Lateralized functional components of spatial cognition in the avian hippocampal formation: evidence from single-unit recordings in freely moving homing pigeons

Previous research has revealed that the functional components of spatial cognition are lateralized in the forebrain of birds, including the hippocampal formation (HF). To investigate how HF cells in the left and right avian brain may differentially participate in representations of space, we recorded single-units from the HF of homing pigeons as they ran a plus maze for food. The rate maps of left HF cells often displayed elongated regions of increased activity in the center of the maze and along the maze corridors, whereas right HF cells tended to display patches at the ends of maze arms at/near goal locations. Left HF cells displayed a higher degree of spatial-specificity compared with right HF cells, including higher patch-specificity, higher reliability, and a higher incidence of location-correlated activity. Analysis of speed-correlated and trajectory-dependent activity also revealed significant HF-lateralized differences. Right HF cells tended to display significant negative correlations between spike rate and speed, although speed-dependent rate maps indicate that this relationship did not explain their space-specific activity. Left HF cells displayed a significantly higher incidence of trajectory-dependent space-specific activity than was observed in the right HF, suggesting that left HF cells may participate in navigating among goal locations. Differences in the correlates of left and right pigeon HF cells are consistent with unilateral HF-lesion data suggesting that the functional components of spatial cognition are lateralized in the avian brain, and furthermore, provide a basis for hypotheses regarding how the left and right HF support different aspects of spatial cognition.

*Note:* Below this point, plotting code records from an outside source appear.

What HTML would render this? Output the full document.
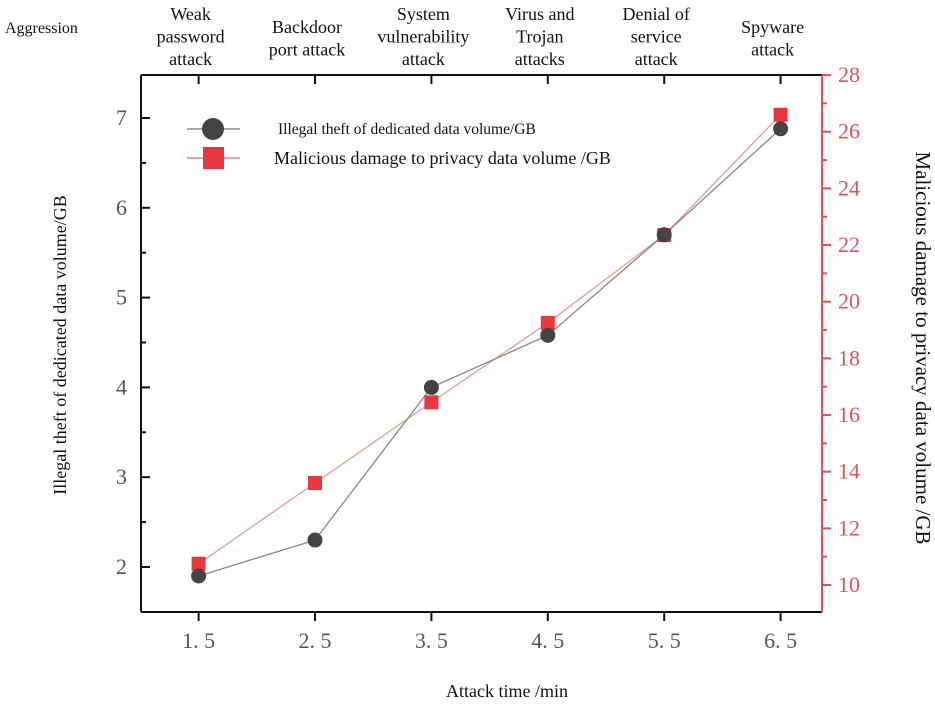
<!DOCTYPE html>
<html><head><meta charset="utf-8"><style>
body{margin:0;background:#fff;}
svg text{font-family:"Liberation Serif",serif;}
</style></head><body>
<svg width="935" height="707" xmlns="http://www.w3.org/2000/svg">
<g id="axes"></g>
<g id="marks"></g>
</svg>
<script>
const xValues=[1.5,2.5,3.5,4.5,5.5,6.5];
const categories=[["Weak","password","attack"],["Backdoor","port attack"],["System","vulnerability","attack"],["Virus and","Trojan","attacks"],["Denial of","service","attack"],["Spyware","attack"]];
const theftValues=[1.9,2.3,4.0,4.58,5.7,6.88];
const damageValues=[10.75,13.6,16.45,19.25,22.35,26.6];
const leftTicks=[2,3,4,5,6,7];
const rightTicks=[10,12,14,16,18,20,22,24,26,28];

const NS="http://www.w3.org/2000/svg";
const L=141,R=822,T=75,B=612;
const xs=v=>198.6+(v-1.5)*116.4;
const yl=v=>567-(v-2)*89.8;
const yr=v=>585-(v-10)*28.33;
const ax=document.getElementById('axes'),mk=document.getElementById('marks');
function el(tag,attrs,parent,txt){const e=document.createElementNS(NS,tag);for(const k in attrs)e.setAttribute(k,attrs[k]);if(txt!==undefined)e.textContent=txt;parent.appendChild(e);return e;}

let e;
e=el('line',{x1:L,y1:T,x2:R,y2:T,stroke:'#111','stroke-width':2},ax);

e=el('line',{x1:L,y1:T,x2:L,y2:B,stroke:'#111','stroke-width':2},ax);

e=el('line',{x1:L,y1:B,x2:R,y2:B,stroke:'#111','stroke-width':2},ax);

e=el('line',{x1:R,y1:T,x2:R,y2:B,stroke:'#e0505a','stroke-width':2},ax);


xValues.forEach((v,i)=>{
  const x=xs(v);
  el('line',{x1:x,y1:B,x2:x,y2:B+9,stroke:'#111','stroke-width':2},ax);
  el('line',{x1:x,y1:T,x2:x,y2:T+9,stroke:'#111','stroke-width':2},ax);
  e=el('text',{x:x,y:B+36,'text-anchor':'middle','font-size':22,fill:'#555'},ax,v.toFixed(1).replace('.','. '));
  
  const lines=categories[i];
  const startY=lines.length===3?20:33;
  lines.forEach((s,j)=>{
    e=el('text',{x:x-8,y:startY+j*22.5,'text-anchor':'middle','font-size':18,fill:'#111'},ax,s);
    
  });
});
leftTicks.forEach(v=>{
  const y=yl(v);
  el('line',{x1:L,y1:y,x2:L+9,y2:y,stroke:'#111','stroke-width':2},ax);
  if(v<7)el('line',{x1:L,y1:yl(v+0.5),x2:L+5,y2:yl(v+0.5),stroke:'#111','stroke-width':2},ax);
  e=el('text',{x:L-14,y:y+7,'text-anchor':'end','font-size':22,fill:'#555'},ax,String(v));
  
});
rightTicks.forEach(v=>{
  const y=yr(v);
  el('line',{x1:R,y1:y,x2:R+9,y2:y,stroke:'#e0505a','stroke-width':2},ax);
  if(v<28)el('line',{x1:R,y1:yr(v+1),x2:R+5,y2:yr(v+1),stroke:'#e0505a','stroke-width':2},ax);
  e=el('text',{x:R+16,y:y+7,'font-size':22,fill:'#d9555d'},ax,String(v));
  
});
e=el('text',{x:5,y:33,'font-size':16,fill:'#111'},ax,'Aggression');

e=el('text',{x:507,y:697,'text-anchor':'middle','font-size':18,fill:'#111'},ax,'Attack time /min');

e=el('text',{x:0,y:0,'text-anchor':'middle','font-size':18,fill:'#111',transform:'translate(66,345) rotate(-90)'},ax,'Illegal theft of dedicated data volume/GB');

e=el('text',{x:0,y:0,'text-anchor':'middle','font-size':21,fill:'#111',transform:'translate(916,348) rotate(90)'},ax,'Malicious damage to privacy data volume /GB');


e=el('polyline',{points:xValues.map((v,i)=>xs(v)+','+yr(damageValues[i])).join(' '),fill:'none',stroke:'#e89a9a','stroke-width':1.3},mk);

e=el('polyline',{points:xValues.map((v,i)=>xs(v)+','+yl(theftValues[i])).join(' '),fill:'none',stroke:'#888','stroke-width':1.3},mk);

xValues.forEach((v,i)=>{
  e=el('rect',{x:xs(v)-7,y:yr(damageValues[i])-7,width:14,height:14,fill:'#e8373d'},mk);
  
  e=el('circle',{cx:xs(v),cy:yl(theftValues[i]),r:7.5,fill:'#444'},mk);
  
});

const lg=el('g',{},mk);

el('line',{x1:187,y1:129,x2:240,y2:129,stroke:'#aaa','stroke-width':2},lg);
el('circle',{cx:213,cy:129,r:11,fill:'#444'},lg);
e=el('text',{x:278,y:134,'font-size':15.5,fill:'#111'},lg,'Illegal theft of dedicated data volume/GB');

el('line',{x1:187,y1:158,x2:240,y2:158,stroke:'#f2a0a0','stroke-width':2},lg);
el('rect',{x:203,y:147,width:21,height:22,fill:'#e8373d'},lg);
e=el('text',{x:274,y:164,'font-size':18,fill:'#111'},lg,'Malicious damage to privacy data volume /GB');

</script>
</body></html>
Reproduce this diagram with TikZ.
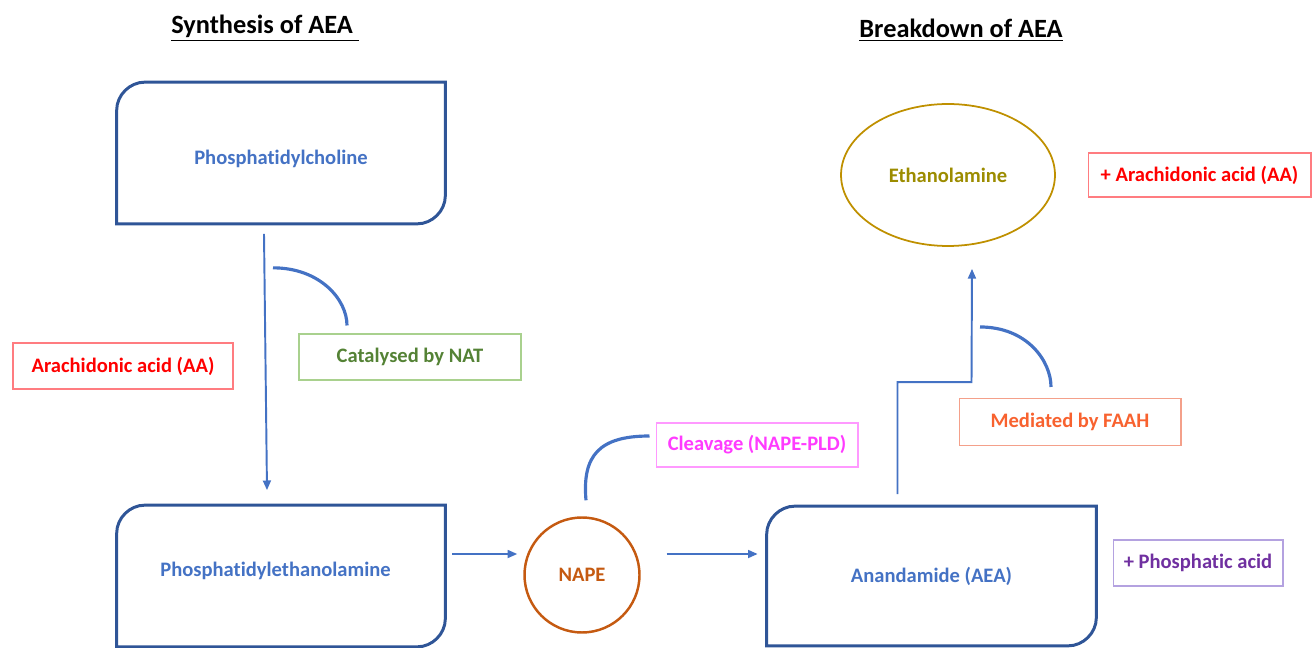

A lateralized avian hippocampus: preferential role of the left hippocampal formation in homing pigeon sun compass-based spatial learning

The hippocampal formation (HF) plays a crucial role in amniote spatial cognition. There are also indications of functional lateralization in the contribution of the left and right HF in processes that enable birds to navigate space. The experiments described in this study were designed to examine left and right HF differences in a task of sun compass-based spatial learning in homing pigeons (Columba livia). Control, left (HFL) and right (HFR) HF lesioned pigeons were trained in an outdoor arena to locate a food reward using their sun compass in the presence or absence of alternative feature cues. Subsequent to training, the pigeons were subjected to test sessions to determine if they learned to represent the goal location with their sun compass and the relative importance of the sun compass vs. feature cues. Under all test conditions, the control pigeons demonstrated preferential use of the sun compass in locating the goal. By contrast, the HFL pigeons demonstrated no ability to locate the goal by the sun compass but an ability to use the feature cues. The behaviour of the HFR pigeons demonstrated that an intact left HF is sufficient to support sun compass-based learning, but in conflict situations and in contrast to controls, they often relied on feature cues. In conclusion, only the left HF is capable of supporting sun compass-based learning. However, preferential use of the sun compass for learning requires an intact right HF. The data support the hypothesis that the left and right HF make different but complementary contributions toward avian spatial cognition.